Dimenticatevi immediatamente di fiabe gotiche, spettri vittoriani e case possedute: i fantasmi che aleggiano nelle canzoni di “Ghost Folk” presentano ben poche delle caratteristiche a loro solitamente associate, preferiscono assumere piuttosto una consistenza ben più materica, rendendo tangibile l'inespresso e l'inesplicabile che avvolgono il nostro quotidiano. In tale dimensione, sospesa tra il domestico e l'evocativo, l'arte di
Allysen Callery ha covato molti dei suoi migliori momenti, mai però ha raggiunto l'ampiezza di respiro e la potenza lirica di cui quest'ultimo progetto si fa tramite. Come se i distanti paesaggi del suo Rhode Island fossero l'estrinsecazione del raccolto processo creativo dell'autrice, la dozzina di brani qui raccolta ne abbraccia il mistero e lo rende manifesto, rivestendolo di un abito brumoso, sottilmente sinistro, di cui l'impianto essenziale della musica si serve quasi come uno strumento aggiuntivo. Forte di un'esperienza guadagnata nel tempo, la voce della musicista esibisce il suo profilo più suggestivo.
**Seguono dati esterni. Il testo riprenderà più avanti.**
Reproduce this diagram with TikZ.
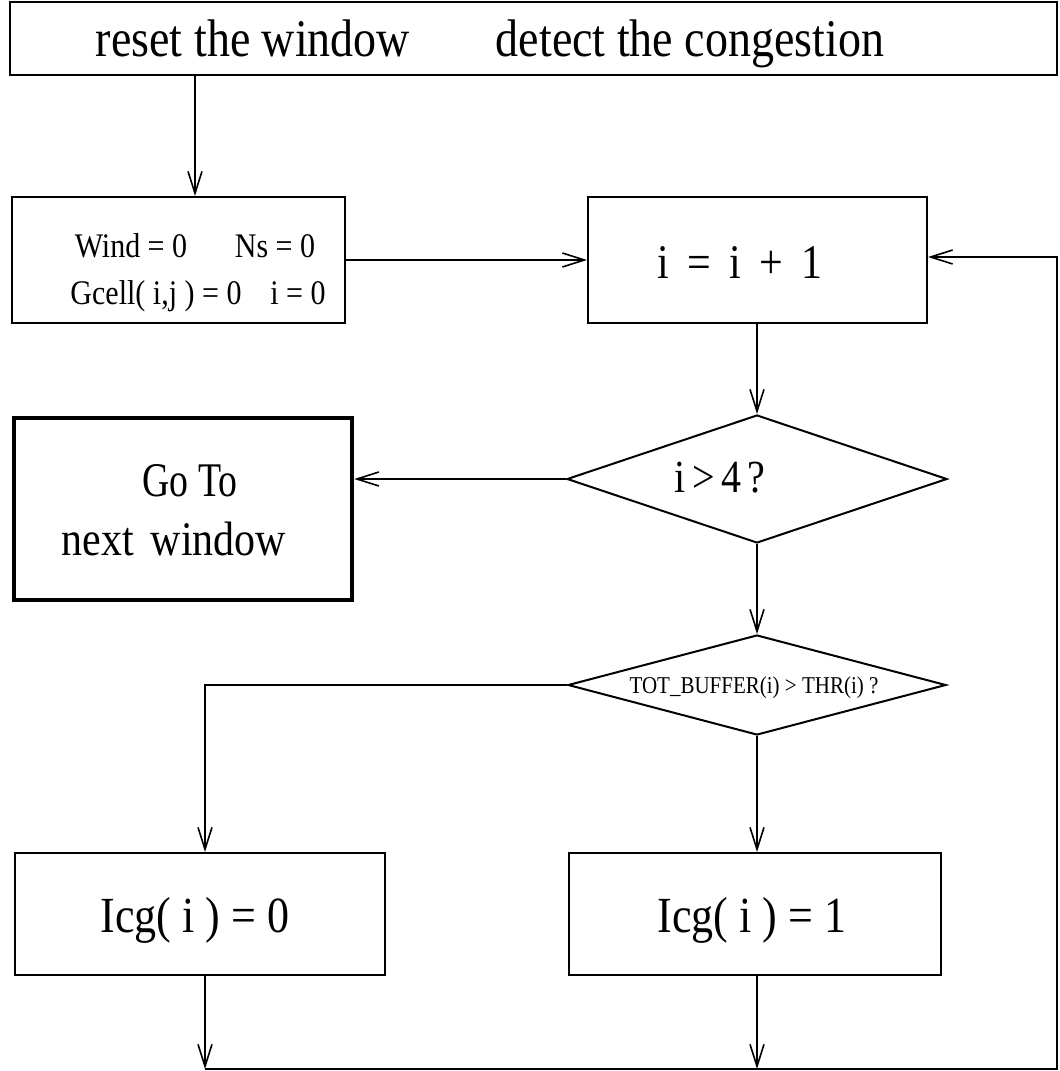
\documentclass[tikz,border=0pt]{standalone}
\usepackage{fontspec}
\usepackage{graphicx}
\setmainfont{Liberation Serif}
\usetikzlibrary{arrows.meta,shapes.geometric}
\newcommand{\tallt}[1]{\scalebox{1}[1.15]{#1}}
\begin{document}
\begin{tikzpicture}[x=1pt,y=-1pt,line width=2pt,
  box/.style={draw,rectangle,inner sep=0pt},
  dia/.style={draw,diamond,inner sep=0pt},
  txt/.style={inner sep=0pt,anchor=base},
  arr/.style={-{Straight Barb[length=22pt,width=14pt,line width=1.6pt]}},
  fbig/.style={font=\fontsize{46}{50}\selectfont},
  fmid/.style={font=\fontsize{30}{34}\selectfont},
  fbox/.style={font=\fontsize{42}{46}\selectfont},
  fsmall/.style={font=\fontsize{21}{24}\selectfont}]
\useasboundingbox (0,0) rectangle (1060,1071);
% boxes
\node[box,minimum width=1047pt,minimum height=73pt] (top) at (533.5,38.5) {};
\node[box,minimum width=333pt,minimum height=126pt] (init) at (178.5,260) {};
\node[box,minimum width=339pt,minimum height=126pt] (inc) at (757.5,260) {};
\node[dia,minimum width=380pt,minimum height=128pt] (d1) at (757,479) {};
\node[box,line width=4.5pt,minimum width=338pt,minimum height=182pt] (goto) at (183,509) {};
\node[dia,minimum width=378pt,minimum height=100pt] (d2) at (757,685) {};
\node[box,minimum width=370pt,minimum height=122pt] (icg0) at (200,914) {};
\node[box,minimum width=372pt,minimum height=122pt] (icg1) at (755,914) {};
\coordinate (bl) at (205,1069);
\coordinate (br) at (1057,1069);
\coordinate (tr) at (1057,257);
\coordinate (lc) at (205,685);
% texts
\node[txt,fbig] (t1) at (253,56) {\tallt{reset the window}};
\node[txt,fbig] (t2) at (690,56) {\tallt{detect the congestion}};
\node[txt,fmid] (a1) at (131,257) {\tallt{Wind = 0}};
\node[txt,fmid] (a2) at (275,257) {\tallt{Ns = 0}};
\node[txt,fmid] (a3) at (156,304) {\tallt{Gcell( i,j ) = 0}};
\node[txt,fmid] (a4) at (298,304) {\tallt{i = 0}};
\node[txt,fbox] (b1) at (740,278) {\tallt{i\hspace{8pt} = \hspace{8pt}i\hspace{8pt} + \hspace{8pt}1}};
\node[txt,font=\fontsize{40}{44}\selectfont] (c1) at (720,492) {\tallt{i\,>\,4\,?}};
\node[txt,fbox] (g1) at (190,496) {\scalebox{0.9}[1.15]{Go To}};
\node[txt,fbox] (g2) at (174,555) {\tallt{next\hspace{6pt} window}};
\node[txt,fsmall] (e1) at (754,693) {\tallt{TOT\_BUFFER(i) > THR(i) ?}};
\node[txt,font=\fontsize{44}{48}\selectfont] (f1) at (195,932) {\tallt{Icg( i ) = 0}};
\node[txt,font=\fontsize{44}{48}\selectfont] (f2) at (752,932) {\tallt{Icg( i ) = 1}};
% connectors
\draw[arr] (top.south -| 195,0) -- (init.north -| 195,0);
\draw[arr] (init.east) -- (inc.west);
\draw[arr] (inc.south -| d1.north) -- (d1.north);
\draw[arr] (d1.west) -- (goto.east |- d1.west);
\draw[arr] (d1.south) -- (d2.north);
\draw[arr] (d2.west) -- (lc) -- (icg0.north -| lc);
\draw[arr] (d2.south) -- (icg1.north -| d2.south);
\draw[arr] (icg0.south -| bl) -- (bl);
\draw[arr] (icg1.south -| d2.south) -- (d2.south |- bl);
\draw[arr] (bl) -- (br) -- (tr) -- (inc.east |- tr);
\end{tikzpicture}
\end{document}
Storie di vecchie presenze che si materializzano sulla battigia (“Sea Change”), futuri appena sussurrati che irretiscono il presente (la splendida “Tarot Card”, gioiello della raccolta), tenute a battesimo nel pieno della natura (“Elemental Child”): le presenze descritte da Callery compongono un'antologia di incontri che alla morte contrappone il possibile, il fascino del non detto e dell'invisibile, a cui la memoria e l'immaginazione danno forma. Con un tono narrativo che a momenti richiama la purezza senza tempo di
Meg Baird, l'autrice concepisce la sua raccolta più solida ed emozionante, che il richiamo “concettuale” rafforza, tenendo uniti i vari brani come nelle perle di una collana. Il taglio atemporale delle storie gioca con le striature di un
picking sempre più sicuro e dinamico (l'ipnotico primitivismo dello strumentale “In Your Perfumed Chambers”), agilissimo nel travalicare questo o quel contesto e unire Appalachi e vecchia Albione sotto un unico profilo. Se poi subentra un filo di chitarra elettrica (il gentile droneggiare sotto a “I Can't See You” e “Tarot Card”), il tono diventa ancor più assorto, meditativo, spingendo un passo in avanti la descrizione dell'ineffabile.
Rompendo il silenzio con pochi, accorti, elementi, l'arte di Allysen Callery si proietta libera e decisa nel suo essere, tanto imponente nel suo profilo evocativo (la preghiera distorta “Our Lady Of The Highway”) quanto capace di prendere forza dal canone
drakeiano e tramutare la quiete in un grande punto di forza. Abbracciando senza esitazioni la sua natura più autentica, l'autrice americana registra il suo vertice assoluto, firmando un momento di spicco del folk 2020. I fantasmi sono più vivi che mai.